Produce a word-for-word copy of the listing below without its pictures.

★ ★ ★ ★ ★

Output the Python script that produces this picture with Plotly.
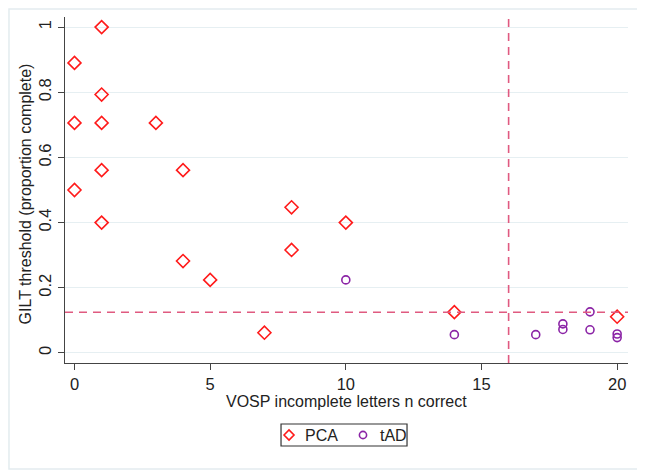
import plotly.graph_objects as go

# PCA group
pca_x = [0, 0, 0, 1, 1, 1, 1, 1, 3, 4, 4, 5, 7, 8, 8, 10, 14, 20]
pca_y = [0.89, 0.706, 0.50, 1.0, 0.793, 0.706, 0.561, 0.40, 0.706, 0.561, 0.282,
         0.224, 0.062, 0.447, 0.316, 0.40, 0.125, 0.111]
# tAD group
tad_x = [10, 14, 17, 18, 18, 19, 19, 20, 20]
tad_y = [0.224, 0.056, 0.056, 0.089, 0.072, 0.126, 0.071, 0.058, 0.047]

cutoff_x = 16
cutoff_y = 0.125

x_ticks = [0, 5, 10, 15, 20]
y_ticks = [0, 0.2, 0.4, 0.6, 0.8, 1]
y_tick_text = ["0", "0.2", "0.4", "0.6", "0.8", "1"]

x_title = "VOSP incomplete letters n correct"
y_title = "GILT threshold (proportion complete)"
legend_names = ["PCA", "tAD"]

font_family = "Liberation Sans, Arial, sans-serif"
red = "#FF1A1A"
purple = "#8B24A6"
dash_col = "#E05A80"
text_col = "#222222"

fig = go.Figure()
fig.add_trace(go.Scatter(
    x=pca_x, y=pca_y, mode="markers", name=legend_names[0], showlegend=False,
    marker=dict(symbol="diamond-open", size=10, color=red, line=dict(width=1.6, color=red)),
))
fig.add_trace(go.Scatter(
    x=tad_x, y=tad_y, mode="markers", name=legend_names[1], showlegend=False,
    marker=dict(symbol="circle-open", size=8, color=purple, line=dict(width=1.6, color=purple)),
))

fig.add_shape(type="line", xref="x", yref="paper", x0=cutoff_x, x1=cutoff_x, y0=0, y1=1,
              line=dict(color=dash_col, width=1.6, dash="8px,6px"))
fig.add_shape(type="line", xref="paper", yref="y", x0=0, x1=1, y0=cutoff_y, y1=cutoff_y,
              line=dict(color=dash_col, width=1.6, dash="8px,6px"))
# outer frame
fig.add_shape(type="rect", xref="paper", yref="paper", x0=-0.0995, x1=1.028, y0=-0.306, y1=1.023,
              line=dict(color="#E3ECEF", width=1.5), fillcolor="rgba(0,0,0,0)", layer="below")

# manual legend (box + symbols + labels)
fig.add_shape(type="rect", xref="paper", yref="paper", x0=0.3837, x1=0.6075, y0=-0.2399, y1=-0.1763,
              line=dict(color="#333333", width=1.2), fillcolor="white")
dx, dy = 5 / 563, 5 / 346
lx, ly = 0.3979, -0.2081
fig.add_shape(type="path", xref="paper", yref="paper",
              path=f"M {lx - dx} {ly} L {lx} {ly + dy} L {lx + dx} {ly} L {lx} {ly - dy} Z",
              line=dict(color=red, width=1.6), fillcolor="rgba(0,0,0,0)")
cx, rx, ry = 0.5293, 3.6 / 563, 3.6 / 346
fig.add_shape(type="circle", xref="paper", yref="paper",
              x0=cx - rx, x1=cx + rx, y0=ly - ry, y1=ly + ry,
              line=dict(color=purple, width=1.6), fillcolor="rgba(0,0,0,0)")
fig.add_annotation(text=legend_names[0], xref="paper", yref="paper", x=0.4222, y=ly,
                   xanchor="left", yanchor="middle", showarrow=False,
                   font=dict(size=16, color=text_col))
fig.add_annotation(text=legend_names[1], xref="paper", yref="paper", x=0.556, y=ly,
                   xanchor="left", yanchor="middle", showarrow=False,
                   font=dict(size=16, color=text_col))

# axis titles
fig.add_annotation(text=x_title, xref="paper", yref="paper", x=0.5, y=-0.112,
                   xanchor="center", yanchor="middle", showarrow=False,
                   font=dict(size=16, color=text_col))
fig.add_annotation(text=y_title, xref="paper", yref="paper", x=-0.0705, y=0.488,
                   xanchor="center", yanchor="middle", showarrow=False, textangle=-90,
                   font=dict(size=16, color=text_col))

fig.update_layout(
    width=637, height=462,
    margin=dict(l=57, r=17, t=9, b=107, autoexpand=False),
    paper_bgcolor="white", plot_bgcolor="white",
    font=dict(family=font_family, size=16, color=text_col),
    showlegend=False,
    xaxis=dict(range=[-0.35, 20.4], tickvals=x_ticks, ticks="outside", ticklen=6,
               tickcolor="#444444", showline=True, linecolor="#444444", linewidth=1.2,
               showgrid=False, zeroline=False, automargin=False, tickfont=dict(size=16.5)),
    yaxis=dict(range=[-0.031, 1.031], tickvals=y_ticks, ticktext=y_tick_text, tickangle=-90,
               ticks="outside", ticklen=6, tickcolor="#444444",
               showline=True, linecolor="#444444", linewidth=1.2, automargin=False,
               showgrid=True, gridcolor="#E6EFF2", gridwidth=1.2, zeroline=False,
               tickfont=dict(size=16.5)),
)

fig.write_html("out.html")
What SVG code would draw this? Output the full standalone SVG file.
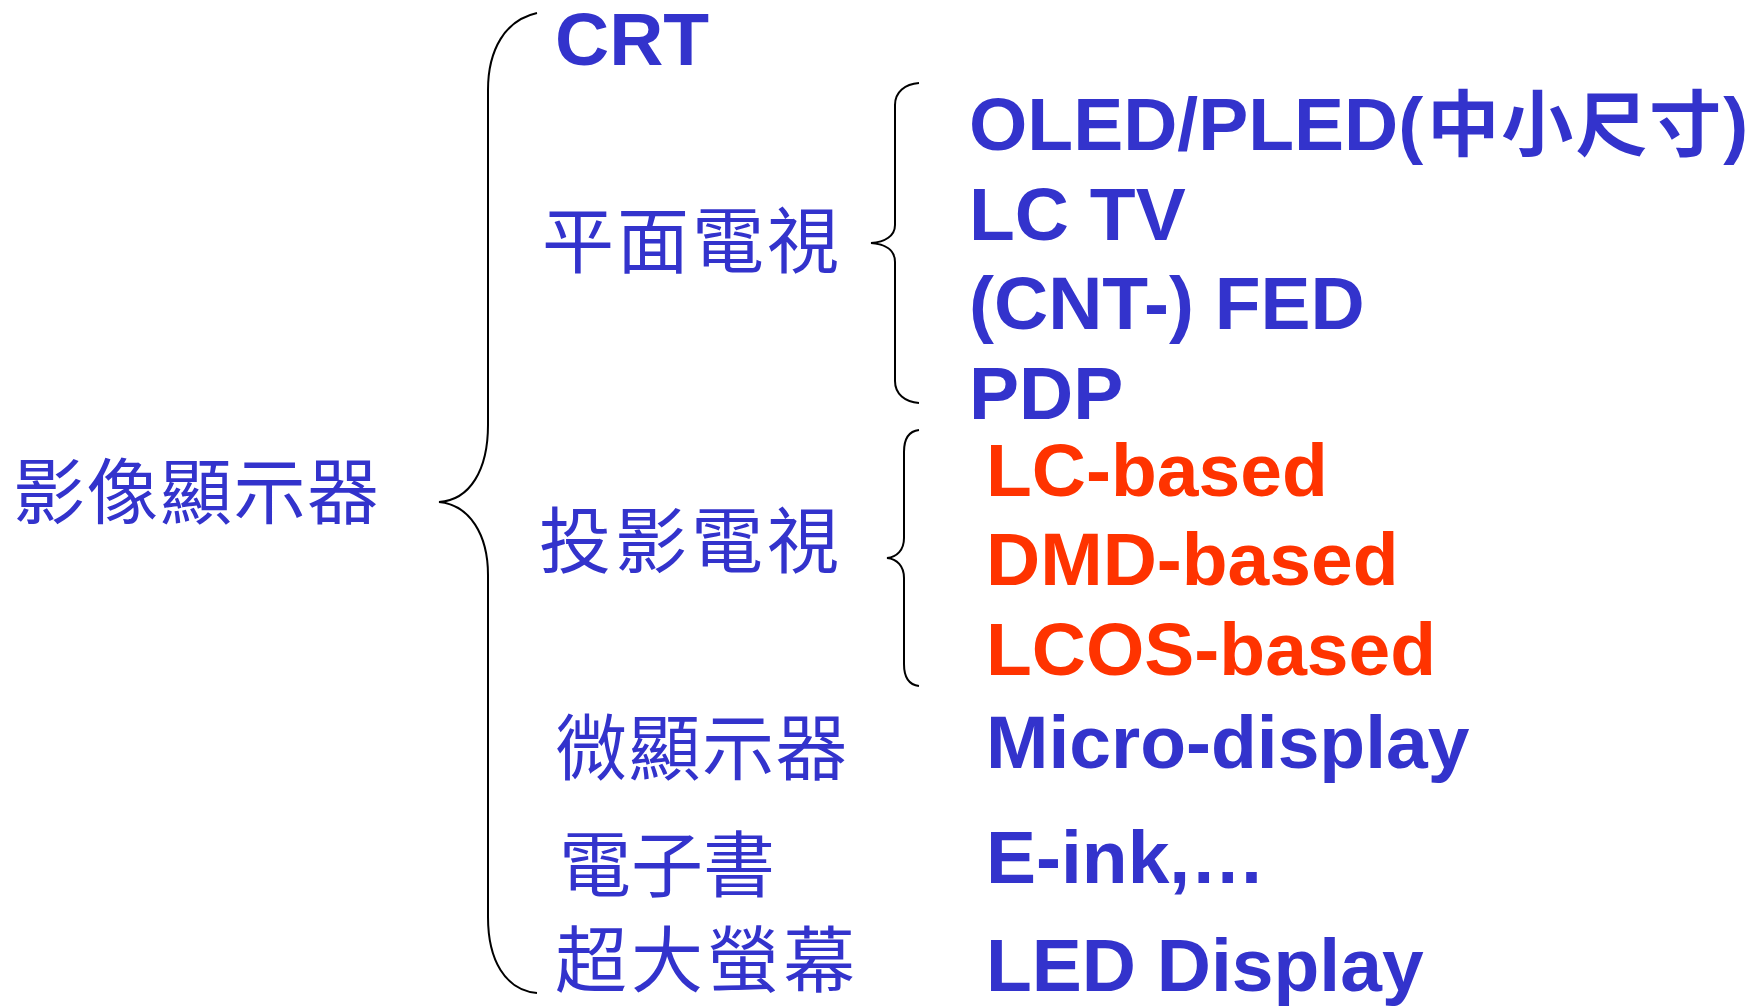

★ ★ ★ ★ ★

Full output:
Output the Python script that produces this picture with Plotly.
import plotly.graph_objects as go

# PCA group
pca_x = [0, 0, 0, 1, 1, 1, 1, 1, 3, 4, 4, 5, 7, 8, 8, 10, 14, 20]
pca_y = [0.89, 0.706, 0.50, 1.0, 0.793, 0.706, 0.561, 0.40, 0.706, 0.561, 0.282,
         0.224, 0.062, 0.447, 0.316, 0.40, 0.125, 0.111]
# tAD group
tad_x = [10, 14, 17, 18, 18, 19, 19, 20, 20]
tad_y = [0.224, 0.056, 0.056, 0.089, 0.072, 0.126, 0.071, 0.058, 0.047]

cutoff_x = 16
cutoff_y = 0.125

x_ticks = [0, 5, 10, 15, 20]
y_ticks = [0, 0.2, 0.4, 0.6, 0.8, 1]
y_tick_text = ["0", "0.2", "0.4", "0.6", "0.8", "1"]

x_title = "VOSP incomplete letters n correct"
y_title = "GILT threshold (proportion complete)"
legend_names = ["PCA", "tAD"]

font_family = "Liberation Sans, Arial, sans-serif"
red = "#FF1A1A"
purple = "#8B24A6"
dash_col = "#E05A80"
text_col = "#222222"

fig = go.Figure()
fig.add_trace(go.Scatter(
    x=pca_x, y=pca_y, mode="markers", name=legend_names[0], showlegend=False,
    marker=dict(symbol="diamond-open", size=10, color=red, line=dict(width=1.6, color=red)),
))
fig.add_trace(go.Scatter(
    x=tad_x, y=tad_y, mode="markers", name=legend_names[1], showlegend=False,
    marker=dict(symbol="circle-open", size=8, color=purple, line=dict(width=1.6, color=purple)),
))

fig.add_shape(type="line", xref="x", yref="paper", x0=cutoff_x, x1=cutoff_x, y0=0, y1=1,
              line=dict(color=dash_col, width=1.6, dash="8px,6px"))
fig.add_shape(type="line", xref="paper", yref="y", x0=0, x1=1, y0=cutoff_y, y1=cutoff_y,
              line=dict(color=dash_col, width=1.6, dash="8px,6px"))
# outer frame
fig.add_shape(type="rect", xref="paper", yref="paper", x0=-0.0995, x1=1.028, y0=-0.306, y1=1.023,
              line=dict(color="#E3ECEF", width=1.5), fillcolor="rgba(0,0,0,0)", layer="below")

# manual legend (box + symbols + labels)
fig.add_shape(type="rect", xref="paper", yref="paper", x0=0.3837, x1=0.6075, y0=-0.2399, y1=-0.1763,
              line=dict(color="#333333", width=1.2), fillcolor="white")
dx, dy = 5 / 563, 5 / 346
lx, ly = 0.3979, -0.2081
fig.add_shape(type="path", xref="paper", yref="paper",
              path=f"M {lx - dx} {ly} L {lx} {ly + dy} L {lx + dx} {ly} L {lx} {ly - dy} Z",
              line=dict(color=red, width=1.6), fillcolor="rgba(0,0,0,0)")
cx, rx, ry = 0.5293, 3.6 / 563, 3.6 / 346
fig.add_shape(type="circle", xref="paper", yref="paper",
              x0=cx - rx, x1=cx + rx, y0=ly - ry, y1=ly + ry,
              line=dict(color=purple, width=1.6), fillcolor="rgba(0,0,0,0)")
fig.add_annotation(text=legend_names[0], xref="paper", yref="paper", x=0.4222, y=ly,
                   xanchor="left", yanchor="middle", showarrow=False,
                   font=dict(size=16, color=text_col))
fig.add_annotation(text=legend_names[1], xref="paper", yref="paper", x=0.556, y=ly,
                   xanchor="left", yanchor="middle", showarrow=False,
                   font=dict(size=16, color=text_col))

# axis titles
fig.add_annotation(text=x_title, xref="paper", yref="paper", x=0.5, y=-0.112,
                   xanchor="center", yanchor="middle", showarrow=False,
                   font=dict(size=16, color=text_col))
fig.add_annotation(text=y_title, xref="paper", yref="paper", x=-0.0705, y=0.488,
                   xanchor="center", yanchor="middle", showarrow=False, textangle=-90,
                   font=dict(size=16, color=text_col))

fig.update_layout(
    width=637, height=462,
    margin=dict(l=57, r=17, t=9, b=107, autoexpand=False),
    paper_bgcolor="white", plot_bgcolor="white",
    font=dict(family=font_family, size=16, color=text_col),
    showlegend=False,
    xaxis=dict(range=[-0.35, 20.4], tickvals=x_ticks, ticks="outside", ticklen=6,
               tickcolor="#444444", showline=True, linecolor="#444444", linewidth=1.2,
               showgrid=False, zeroline=False, automargin=False, tickfont=dict(size=16.5)),
    yaxis=dict(range=[-0.031, 1.031], tickvals=y_ticks, ticktext=y_tick_text, tickangle=-90,
               ticks="outside", ticklen=6, tickcolor="#444444",
               showline=True, linecolor="#444444", linewidth=1.2, automargin=False,
               showgrid=True, gridcolor="#E6EFF2", gridwidth=1.2, zeroline=False,
               tickfont=dict(size=16.5)),
)

fig.write_html("out.html")
What SVG code would draw this? Output the full standalone SVG file.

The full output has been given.